start Source excerpt

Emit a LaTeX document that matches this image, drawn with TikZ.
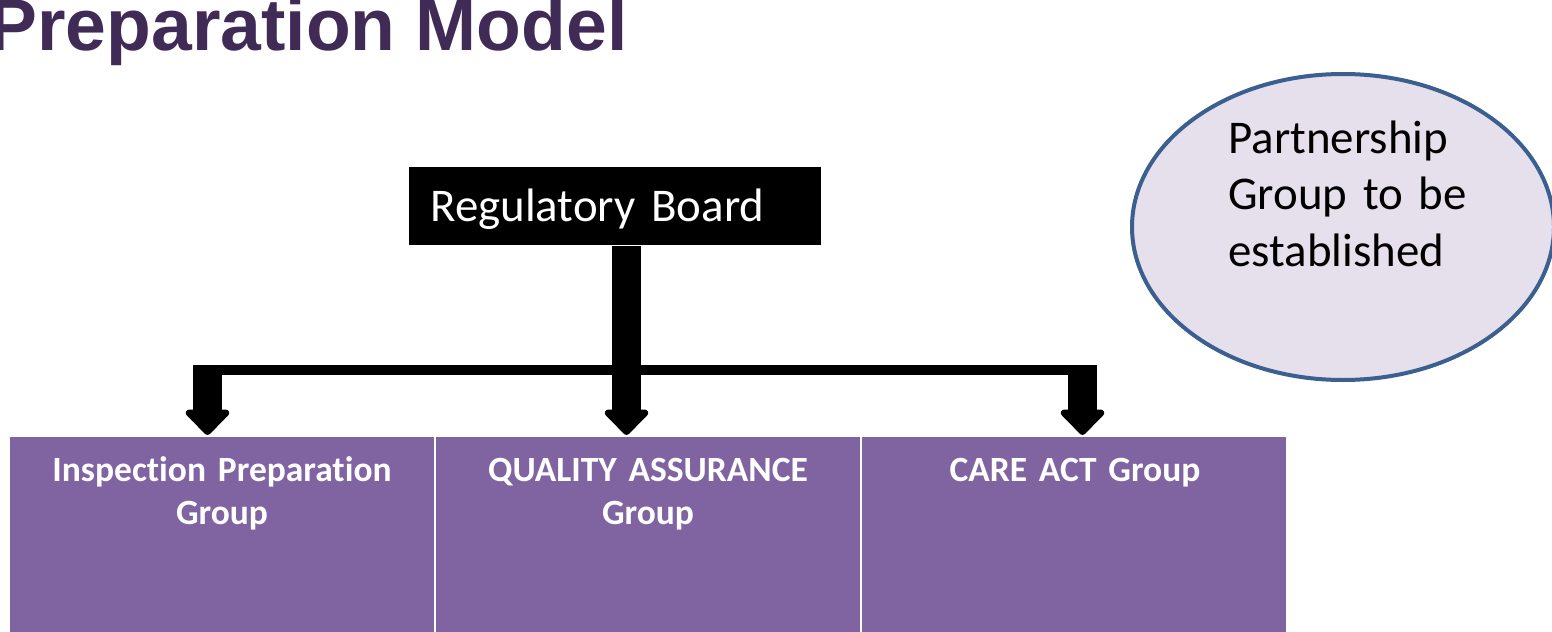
\documentclass[tikz,border=0pt]{standalone}
\usepackage{fontspec}
\setmainfont{Carlito}[Ligatures=NoCommon]
\newfontfamily\headfont{Liberation Sans}
\usetikzlibrary{arrows.meta,shapes.geometric}

\definecolor{headcol}{RGB}{64,43,87}
\definecolor{groupcol}{HTML}{8064A2}
\definecolor{partfill}{HTML}{E5E0EC}
\definecolor{partline}{HTML}{3B5F8F}

% one pixel of the slide
\newlength{\px}
\setlength{\px}{0.02cm}

\begin{document}
\begin{tikzpicture}[x=0.02cm, y=-0.02cm,
	group/.style={rectangle, fill=groupcol, inner sep=0, minimum width=424\px, minimum height=240\px, anchor=north west},
	grouplabel/.style={text=white, font=\fontsize{20.2pt}{24.5pt}\selectfont\bfseries, text width=410\px, align=center, inner sep=0, anchor=base},
	stem/.style={draw, line width=29\px, -{Triangle[width=1.02cm, length=0.54cm, round]}},
	bar/.style={draw, line width=10\px}]
			\clip (0, 0) rectangle (1552, 632);

			\draw (628, 51) node [anchor=base east, inner sep=0, text=headcol, font=\headfont\bfseries\fontsize{41.7pt}{50pt}\selectfont] (title) {Preparation Model};

			\draw (409, 167) node [rectangle, fill=black, text=white, anchor=north west, minimum width=412\px, minimum height=78\px, inner xsep=21\px, inner ysep=0, text width=370\px, text height=38\px, align=left, font=\fontsize{26.7pt}{32pt}\selectfont] (board) {Regulatory Board};

			\draw (1343, 227) node [ellipse, draw=partline, line width=4\px, fill=partfill, minimum width=422\px, minimum height=306\px, inner sep=0] (partner) {};
			\draw (1228, 153) node [anchor=base west, inner sep=0, text width=240\px, align=left, font=\fontsize{26.7pt}{32.4pt}\selectfont] (partnertext) {Partnership\\Group to be\\established};

			\draw (10, 437) node [group] (g1) {};
			\draw (436, 437) node [group] (g2) {};
			\draw (862, 437) node [group] (g3) {};
			\draw (222, 481) node [grouplabel] (g1text) {Inspection Preparation\\Group};
			\draw (648, 481) node [grouplabel] (g2text) {QUALITY ASSURANCE\\Group};
			\draw (1075, 481) node [grouplabel] (g3text) {CARE ACT Group};

			\coordinate (ta) at (207.5, 435);
			\coordinate (tb) at (626.5, 435);
			\coordinate (tc) at (1082.5, 435);
			\coordinate (ja) at (207.5, 365);
			\coordinate (jc) at (1082.5, 365);
			\coordinate (split) at (626.5, 370);
			\path (ta |- split) edge[bar] (tc |- split);
			\path (board.south -| tb) edge[stem] (tb);
			\path (ja) edge[stem] (ta);
			\path (jc) edge[stem] (tc);
		\end{tikzpicture}
\end{document}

end Source excerpt

### Given request
Write the lines above out again exactly, without any of their pictures.

### Result of this exercise
Emit a LaTeX document that matches this image, drawn with TikZ.
\documentclass[tikz,border=0pt]{standalone}
\usepackage{fontspec}
\setmainfont{Carlito}[Ligatures=NoCommon]
\newfontfamily\headfont{Liberation Sans}
\usetikzlibrary{arrows.meta,shapes.geometric}

\definecolor{headcol}{RGB}{64,43,87}
\definecolor{groupcol}{HTML}{8064A2}
\definecolor{partfill}{HTML}{E5E0EC}
\definecolor{partline}{HTML}{3B5F8F}

% one pixel of the slide
\newlength{\px}
\setlength{\px}{0.02cm}

\begin{document}
\begin{tikzpicture}[x=0.02cm, y=-0.02cm,
	group/.style={rectangle, fill=groupcol, inner sep=0, minimum width=424\px, minimum height=240\px, anchor=north west},
	grouplabel/.style={text=white, font=\fontsize{20.2pt}{24.5pt}\selectfont\bfseries, text width=410\px, align=center, inner sep=0, anchor=base},
	stem/.style={draw, line width=29\px, -{Triangle[width=1.02cm, length=0.54cm, round]}},
	bar/.style={draw, line width=10\px}]
			\clip (0, 0) rectangle (1552, 632);

			\draw (628, 51) node [anchor=base east, inner sep=0, text=headcol, font=\headfont\bfseries\fontsize{41.7pt}{50pt}\selectfont] (title) {Preparation Model};

			\draw (409, 167) node [rectangle, fill=black, text=white, anchor=north west, minimum width=412\px, minimum height=78\px, inner xsep=21\px, inner ysep=0, text width=370\px, text height=38\px, align=left, font=\fontsize{26.7pt}{32pt}\selectfont] (board) {Regulatory Board};

			\draw (1343, 227) node [ellipse, draw=partline, line width=4\px, fill=partfill, minimum width=422\px, minimum height=306\px, inner sep=0] (partner) {};
			\draw (1228, 153) node [anchor=base west, inner sep=0, text width=240\px, align=left, font=\fontsize{26.7pt}{32.4pt}\selectfont] (partnertext) {Partnership\\Group to be\\established};

			\draw (10, 437) node [group] (g1) {};
			\draw (436, 437) node [group] (g2) {};
			\draw (862, 437) node [group] (g3) {};
			\draw (222, 481) node [grouplabel] (g1text) {Inspection Preparation\\Group};
			\draw (648, 481) node [grouplabel] (g2text) {QUALITY ASSURANCE\\Group};
			\draw (1075, 481) node [grouplabel] (g3text) {CARE ACT Group};

			\coordinate (ta) at (207.5, 435);
			\coordinate (tb) at (626.5, 435);
			\coordinate (tc) at (1082.5, 435);
			\coordinate (ja) at (207.5, 365);
			\coordinate (jc) at (1082.5, 365);
			\coordinate (split) at (626.5, 370);
			\path (ta |- split) edge[bar] (tc |- split);
			\path (board.south -| tb) edge[stem] (tb);
			\path (ja) edge[stem] (ta);
			\path (jc) edge[stem] (tc);
		\end{tikzpicture}
\end{document}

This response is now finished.